Étape 4. Les modalités d’indemnisation
L’action en réparation : titulaire de l’action, délai de prescription
Pour pouvoir valablement intenter une action en justice, il faut être recevable à agir. Dans le cas de la responsabilité civile, le titulaire de l’action sera la victime ou ses ayants droit en cas de décès.
Quant au délai de prescription, il est de 5 ans en principe (art. 2224 C. civ.), mais de 10 ans en matière de dommage corporel (art. 2226 C. civ.).
A noter : il existe des délais spécifiques de prescription, comme en matière de responsabilité du fait des produits défectueux (art. 1245-16 C. civ.).
En matière contractuelle : la réparation du préjudice prévu ou prévisible
En matière contractuelle, l’indemnisation se limite au préjudice prévu ou prévisible, sauf si l’auteur a commis une faute lourde ou dolosive (art. 1231-3 C. civ.).
En matière extracontractuelle : la réparation intégrale du préjudice
La responsabilité extracontractuelle impose la réparation intégrale du préjudice (Civ. 2e, 28 oct. 1954).
Elle peut se faire en nature pour par équivalent.
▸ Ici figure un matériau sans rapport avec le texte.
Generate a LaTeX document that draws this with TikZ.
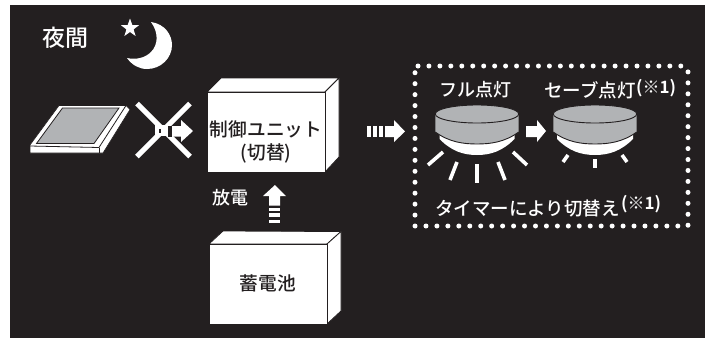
\documentclass[tikz,border=0pt]{standalone}
\usepackage{fontspec}
\setmainfont{Noto Sans CJK JP}
\newfontfamily\jpfont{Noto Sans CJK JP Medium}
\newfontfamily\jpbold{Noto Sans CJK JP Bold}
\newfontfamily\jppalt[RawFeature=+palt]{Noto Sans CJK JP Medium}
\definecolor{ink}{HTML}{231F20}
\definecolor{lampgray}{HTML}{B1B3B5}
\tikzset{
  wlabel/.style={text=white,inner sep=0pt,font=\jpfont},
  dlabel/.style={text=ink,inner sep=0pt,font=\jpfont},
  boxface/.style={fill=white,draw=ink,line width=0.8pt,line join=round},
  ray/.style={draw=white,line width=3.6pt},
  crossbar/.style={draw=white,line width=5pt},
  lampout/.style={draw=ink,line width=0.9pt},
}
\newcommand{\fs}[1]{\fontsize{#1pt}{#1pt}\selectfont}
\newcommand{\lamp}[3]{% cx, dome half width, name
  \fill[white] (#1-#2,139) .. controls (#1-#2+12,151) and (#1-14,155) .. (#1,155) .. controls (#1+14,155) and (#1+#2-12,151) .. (#1+#2,139) -- (#1+#2,132) -- (#1-#2,132) -- cycle;
  \fill[lampgray] (#1-41.7,114) -- (#1-41.7,132) .. controls (#1-28,142) and (#1-14,144) .. (#1,144) .. controls (#1+14,144) and (#1+28,142) .. (#1+41.7,132) -- (#1+41.7,114) -- cycle;
  \draw[lampout] (#1-41.7,132) .. controls (#1-28,142) and (#1-14,144) .. (#1,144) .. controls (#1+14,144) and (#1+28,142) .. (#1+41.7,132);
  \draw[lampout,fill=lampgray] (#1,114) ellipse [x radius=41.7,y radius=9];
}
\begin{document}
\begin{tikzpicture}[x=1pt,y=-1pt]
\useasboundingbox (0,0) rectangle (705,338);
\fill[white] (0,0) rectangle (705,338);
\fill[ink] (10,5) rectangle (705,338);

% title, star, moon
\node[wlabel,font=\jpfont\fs{23}] (title) at (65.5,38) {夜間};
\fill[white] (130,18.5) -- (132.3,25) -- (139,25.2) -- (133.6,29.4) -- (135.6,36) -- (130,32) -- (124.4,36) -- (126.4,29.4) -- (121,25.2) -- (127.7,25) -- cycle;
\fill[white] (151,22) .. controls (165,24) and (172,35) .. (172,45)
  .. controls (172,58) and (161,69) .. (147,69)
  .. controls (139,69) and (132,65) .. (127,58)
  .. controls (136,60) and (145,58) .. (151,52)
  .. controls (158,45) and (159,33) .. (151,22) -- cycle;

% solar panel
\fill[white,draw=ink,line width=.6pt,line join=round] (30,145) -- (59,105.5) -- (126,105.5) -- (130,109.5) -- (103,153) -- (30,153) -- cycle;
\draw[ink,line width=.8pt] (30,146) -- (99,147.5) -- (126,105.5);
\draw[ink,line width=.8pt] (99,147.5) -- (99,153);
\fill[lampgray,draw=ink,line width=.8pt] (62.5,108) -- (119,108) -- (94,143.5) -- (36.5,143.5) -- cycle;

% blocked arrow
\draw[crossbar] (137,103.5) -- (190,156.5);
\draw[crossbar] (190,103.5) -- (137,156.5);
\fill[white] (155,125) rectangle (168,136);
\fill[ink] (158.5,129) rectangle (160.5,133);
\fill[ink] (168,126) rectangle (172,136.5);
\fill[white] (172,126) -- (181,126) -- (181,120) -- (193,131) -- (181,142) -- (181,136.5) -- (172,136.5) -- cycle;

% control unit
\filldraw[boxface] (207,92) -- (221,78) -- (339,78) -- (325,92) -- cycle;
\filldraw[boxface] (325,92) -- (339,78) -- (339,157) -- (325,172) -- cycle;
\filldraw[boxface] (207,92) rectangle (325,172);
\node[dlabel,font=\jpfont\fs{18.7}] (unit) at (266,129) {制御ユニット};
\node[dlabel,font=\jppalt\fs{18.7}] (switch) at (266,153) {(切替)};

% discharge
\node[wlabel,font=\jpfont\fs{18}] (discharge) at (230,198) {放電};
\fill[white] (275,185) -- (286,196) -- (280,196) -- (280,205.5) -- (269,205.5) -- (269,196) -- (263,196) -- cycle;
\fill[white] (269,207.5) rectangle (280,211);
\fill[white] (269,213) rectangle (280,217);
\fill[white] (269,219.5) rectangle (280,223);

% battery
\filldraw[boxface] (209,244) -- (223,231) -- (341,231.5) -- (327,244) -- cycle;
\filldraw[boxface] (327,244) -- (341,231.5) -- (341,311) -- (327,324) -- cycle;
\filldraw[boxface] (209,244) rectangle (327,324);
\node[dlabel,font=\jpfont\fs{18.7}] (battery) at (268,283) {蓄電池};

% output arrow
\fill[white] (367,126) rectangle (371,137);
\fill[white] (373,126) rectangle (376.5,137);
\fill[white] (378.5,126) rectangle (383,137);
\fill[white] (385,126) -- (394,126) -- (394,120) -- (405,131.5) -- (394,142) -- (394,137) -- (385,137) -- cycle;

% dotted frame
\draw[white,line width=5pt,line cap=round,dash pattern=on 0pt off 10.95pt]
  (418,66) -- (683,66) -- (688,69) -- (688,222) -- (688,226) -- (415,226) -- (415,70) -- cycle;

% lamps
\node[wlabel,font=\jpfont\fs{18}] (full) at (475,90) {フル点灯};
\node[wlabel,font=\jpfont\fs{18.5},anchor=east] (save) at (636,90) {セーブ点灯};
\node[wlabel,font=\jpbold\fs{17},anchor=west] (note1) at (636,88) {(※1)};
\lamp{477}{37.5}{a}
\lamp{595}{38}{b}
\fill[white] (526,126) -- (537,126) -- (537,120) -- (546,131) -- (537,142) -- (537,137) -- (526,137) -- cycle;
\draw[ray] (443,152) -- (428,165);
\draw[ray] (457,162) -- (450,180);
\draw[ray] (477,164) -- (477,183);
\draw[ray] (498,162) -- (505,180);
\draw[ray] (513,152) -- (527,165);
\draw[ray] (568,155) -- (563,162);
\draw[ray] (595,159) -- (595,168);
\draw[ray] (622,155) -- (627,162);

\node[wlabel,font=\jpfont\fs{18.5},anchor=east] (timer) at (620,209) {タイマーにより切替え};
\node[wlabel,font=\jpbold\fs{17},anchor=west] (note2) at (621,204) {(※1)};
\end{tikzpicture}
\end{document}
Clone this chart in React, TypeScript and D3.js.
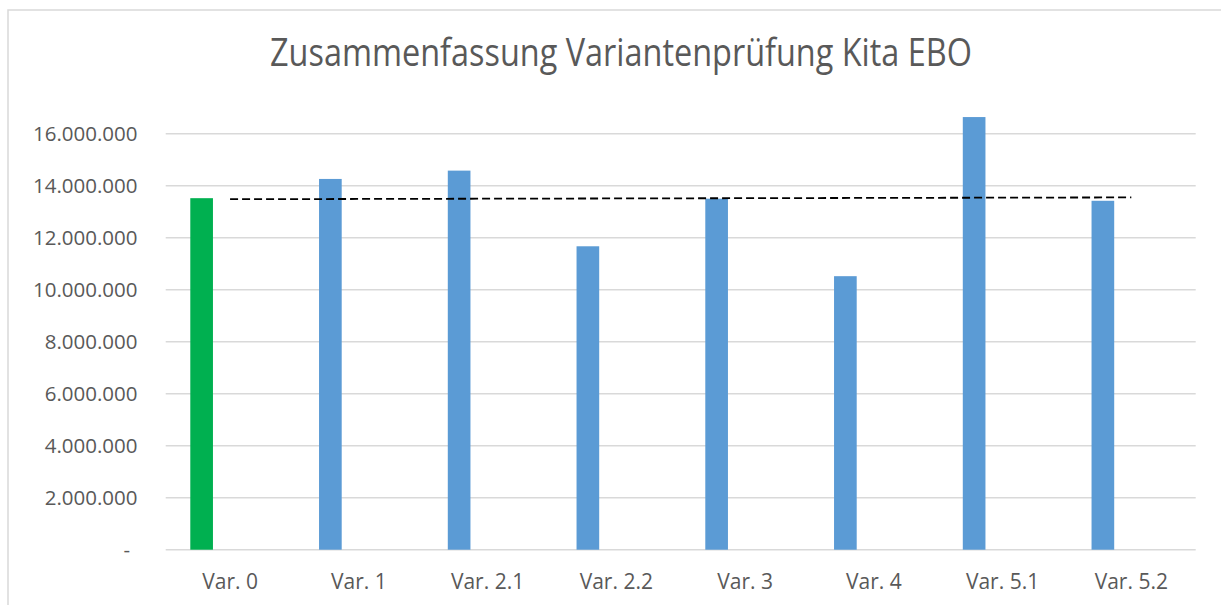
import React, { useEffect, useRef } from 'react'
import * as d3 from 'd3'

// data
const categories = ['Var. 0', 'Var. 1', 'Var. 2.1', 'Var. 2.2', 'Var. 3', 'Var. 4', 'Var. 5.1', 'Var. 5.2']
const costs = [13520000, 14260000, 14580000, 11670000, 13500000, 10520000, 16640000, 13420000]
const barColors = ['#00b050', '#5b9bd5', '#5b9bd5', '#5b9bd5', '#5b9bd5', '#5b9bd5', '#5b9bd5', '#5b9bd5']
const refLine = [13480000, 13550000] // dashed reference from Var. 0 to Var. 5.2
const yTicks = [0, 2000000, 4000000, 6000000, 8000000, 10000000, 12000000, 14000000, 16000000]
const title = 'Zusammenfassung Variantenprüfung Kita EBO'

const App = () => {
    const ref = useRef<SVGSVGElement>(null)
    const width = 1221
    const height = 605

    useEffect(() => {
        const svg = d3.select(ref.current)
        svg.selectAll('*').remove()

        const left = 165.7
        const right = 1195.7
        const bottom = 549.7

        const x = d3.scaleBand().domain(categories).range([left, right]).padding(0)
        const y = d3.scaleLinear().domain([0, 17000000]).range([bottom, 107.7])

        const textColor = '#595959'
        const font = "'Open Sans', sans-serif"

        // chart frame
        svg.append('rect')
            .attr('x', 8).attr('y', 10)
            .attr('width', 1240).attr('height', 620)
            .attr('fill', '#fff')
            .attr('stroke', '#d9d9d9')
            .attr('stroke-width', 1.5)

        // title
        svg.append('text')
            .attr('x', 270).attr('y', 65.7)
            .attr('textLength', 702)
            .attr('lengthAdjust', 'spacingAndGlyphs')
            .attr('font-family', font)
            .attr('font-size', 38)
            .attr('fill', textColor)
            .text(title)

        // gridlines
        svg.append('g')
            .selectAll('line')
            .data(yTicks)
            .join('line')
            .attr('x1', left).attr('x2', right)
            .attr('y1', d => y(d)).attr('y2', d => y(d))
            .attr('stroke', '#d9d9d9')
            .attr('stroke-width', 1.5)

        // y labels
        const fmt = (v: number) => v === 0 ? '-' : d3.format(',')(v).replace(/,/g, '.')
        svg.append('g')
            .attr('font-family', font)
            .attr('font-size', 20.5)
            .attr('fill', textColor)
            .attr('text-anchor', 'end')
            .selectAll('text')
            .data(yTicks)
            .join('text')
            .attr('x', d => d === 0 ? 130 : 137.5)
            .attr('y', d => y(d) + 7)
            .text(fmt)

        // bars
        const bw = x.bandwidth()
        svg.append('g')
            .selectAll('rect')
            .data(costs)
            .join('rect')
            .attr('x', (d, i) => x(categories[i])! + bw * 0.191)
            .attr('width', bw * 0.176)
            .attr('y', d => y(d))
            .attr('height', d => bottom - y(d))
            .attr('fill', (d, i) => barColors[i])

        // dashed reference line
        const line = d3.line<number>()
            .x((d, i) => x(categories[i === 0 ? 0 : categories.length - 1])! + bw / 2)
            .y(d => y(d))
        svg.append('path')
            .attr('d', line(refLine))
            .attr('fill', 'none')
            .attr('stroke', '#000')
            .attr('stroke-width', 1.8)
            .attr('stroke-dasharray', '8,4')

        // x labels
        svg.append('g')
            .attr('font-family', font)
            .attr('font-size', 21)
            .attr('fill', textColor)
            .attr('text-anchor', 'middle')
            .selectAll('text')
            .data(categories)
            .join('text')
            .attr('x', d => x(d)! + bw / 2)
            .attr('y', 588.5)
            .text(d => d)
    }, [])

    return (
        <svg ref={ref} width={width} height={height}
            style={{ position: 'absolute', left: 0, top: 0, background: '#fff' }} />
    )
}

export default App
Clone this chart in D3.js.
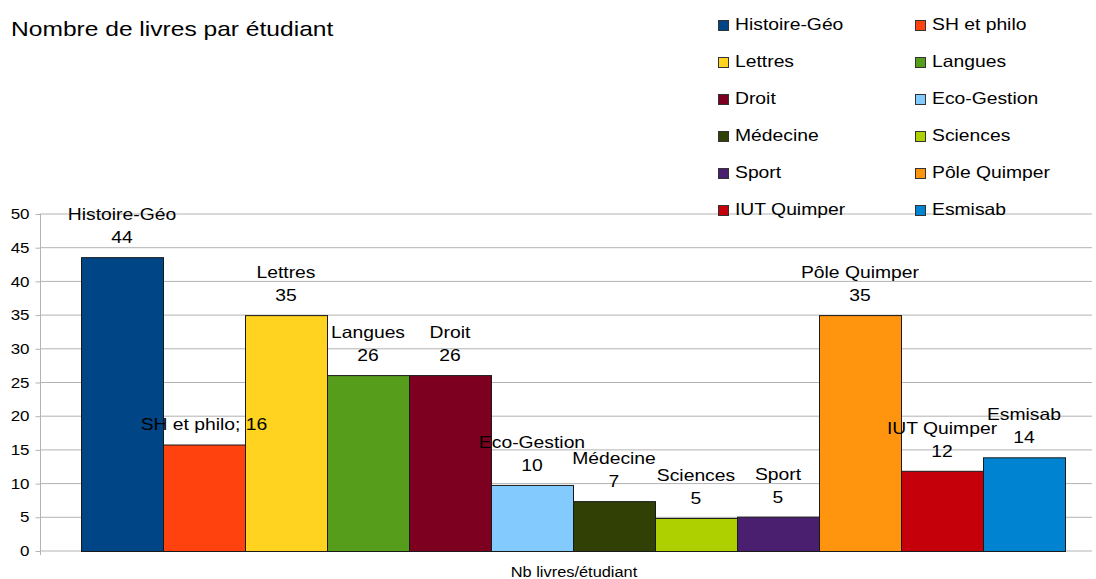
<!DOCTYPE html>
<html>
<head>
<meta charset="utf-8">
<script src="https://cdn.jsdelivr.net/npm/d3@7"></script>
<style>
  body { margin: 0; background: #fff; }
  text { font-family: "Liberation Sans", Arial, sans-serif; fill: #000; }
</style>
</head>
<body>
<svg id="chart" width="1096" height="579"></svg>
<script>
// data
let categories = ['Histoire-Géo', 'SH et philo', 'Lettres', 'Langues', 'Droit', 'Eco-Gestion',
                  'Médecine', 'Sciences', 'Sport', 'Pôle Quimper', 'IUT Quimper', 'Esmisab'];
let values = [43.6, 15.8, 35, 26.1, 26.1, 9.8, 7.4, 4.9, 5.1, 35, 11.9, 13.9];
let colors = ['#004586', '#ff420e', '#ffd320', '#579d1c', '#7e0021', '#83caff',
              '#314004', '#aecf00', '#4b1f6f', '#ff950e', '#c5000b', '#0084d1'];
let yTicks = [0, 5, 10, 15, 20, 25, 30, 35, 40, 45, 50];

let width = 1096, height = 579;
let stretch = 1.17; // the original text is a bit wider than Liberation Sans

let svg = d3.select('#chart');

let x = d3.scaleBand().domain(categories).range([81, 1065]).padding(0);
let y = d3.scaleLinear().domain([0, 50]).range([551, 214]);

// gridlines
svg.append('g')
    .selectAll('line')
    .data(yTicks)
    .enter().append('line')
    .attr('x1', 40).attr('x2', 1092)
    .attr('y1', d => y(d)).attr('y2', d => y(d))
    .style('stroke', '#b3b3b3').style('stroke-width', 1);

// y axis
let yAxis = svg.append('g')
    .attr('transform', 'translate(40.5,0)')
    .call(d3.axisLeft(y).tickValues(yTicks).tickSize(5).tickPadding(6));
yAxis.select('.domain').attr('d', `M0,${y(50)}V${y(0) + 4}`).style('stroke', '#b3b3b3');
yAxis.selectAll('.tick line').style('stroke', '#b3b3b3');
yAxis.selectAll('.tick text').style('font-size', '14.5px').style('font-family', '"Liberation Sans", Arial, sans-serif');

// bars
svg.append('g')
    .selectAll('rect')
    .data(categories)
    .enter().append('rect')
    .attr('x', d => x(d) + 0.5)
    .attr('y', (d, i) => y(values[i]) + 0.5)
    .attr('width', x.bandwidth())
    .attr('height', (d, i) => y(0) - y(values[i]))
    .style('fill', (d, i) => colors[i])
    .style('stroke', '#1a1a1a').style('stroke-width', 1);

// data labels
let labels = svg.append('g');
categories.forEach((c, i) => {
    let cx = x(c) + x.bandwidth() / 2;
    let top = y(values[i]);
    if (c === 'SH et philo') {
        labels.append('text').attr('x', cx).attr('y', top - 15)
            .attr('text-anchor', 'middle').style('font-size', '16.5px')
            .text(`${c}; ${Math.round(values[i])}`);
    } else {
        labels.append('text').attr('x', cx).attr('y', top - 37)
            .attr('text-anchor', 'middle').style('font-size', '16.5px').text(c);
        labels.append('text').attr('x', cx).attr('y', top - 14)
            .attr('text-anchor', 'middle').style('font-size', '16.5px').text(Math.round(values[i]));
    }
});

// title
svg.append('text').attr('x', 11).attr('y', 36)
    .style('font-size', '21px').text('Nombre de livres par étudiant');

// x axis title
svg.append('text').attr('x', 574).attr('y', 577)
    .attr('text-anchor', 'middle').style('font-size', '14px').text('Nb livres/étudiant');

// legend, two columns
let legend = svg.append('g')
    .selectAll('g')
    .data(categories)
    .enter().append('g')
    .attr('transform', (d, i) => `translate(${i % 2 ? 915 : 718}, ${30 + Math.floor(i / 2) * 37})`);
legend.append('rect')
    .attr('x', 0.5).attr('y', -9.5).attr('width', 10).attr('height', 10)
    .style('fill', (d, i) => colors[i])
    .style('stroke', '#333').style('stroke-width', 1);
legend.append('text').attr('x', 17).attr('y', 0)
    .style('font-size', '16.5px').text(d => d);

// widen every text a bit to match the original
svg.selectAll('text').each(function () {
    let w = this.getComputedTextLength();
    d3.select(this).attr('textLength', w * stretch).attr('lengthAdjust', 'spacingAndGlyphs');
});
</script>
</body>
</html>
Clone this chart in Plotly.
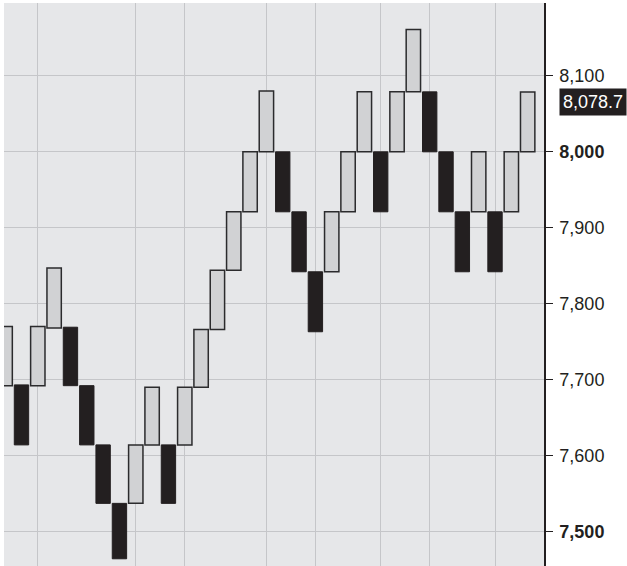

Cette dernière est la plus courante. Il s’agit du versement d’une somme d’argent (en capital → somme forfaitaire ou en rente → revenu périodique).
Juge libre de choisir entre capital ou rente (Cass. crim., 25 février 1928).
La date d’évaluation du préjudice est fixée au jour où le juge statue et non au jour du préjudice (Cass. req. 24 mars 1962).
La charge de la réparation en cas de pluralité d’auteurs : contribution et obligation à la dette
Il faudra évoquer l’obligation à la dette (rapports entre la victime et ses débiteurs) et la contribution à la dette (rapports entre co-débiteur), pour déterminer sur qui pèse en définitive la charge de la réparation.
Vous pourrez constater que le corrigé du cas pratique n’est pas construit sous la forme du plan ci-dessous, mais tous les éléments s’y retrouvent. L’objectif était de vous démontrer qu’il n’y a pas de plan type, mais que tous ces ingrédients doivent s’y retrouver.
Grâce à ce corrigé de cas pratique en Droit de la responsabilité civile, vous allez pouvoir tout donner aux partiels 🫶.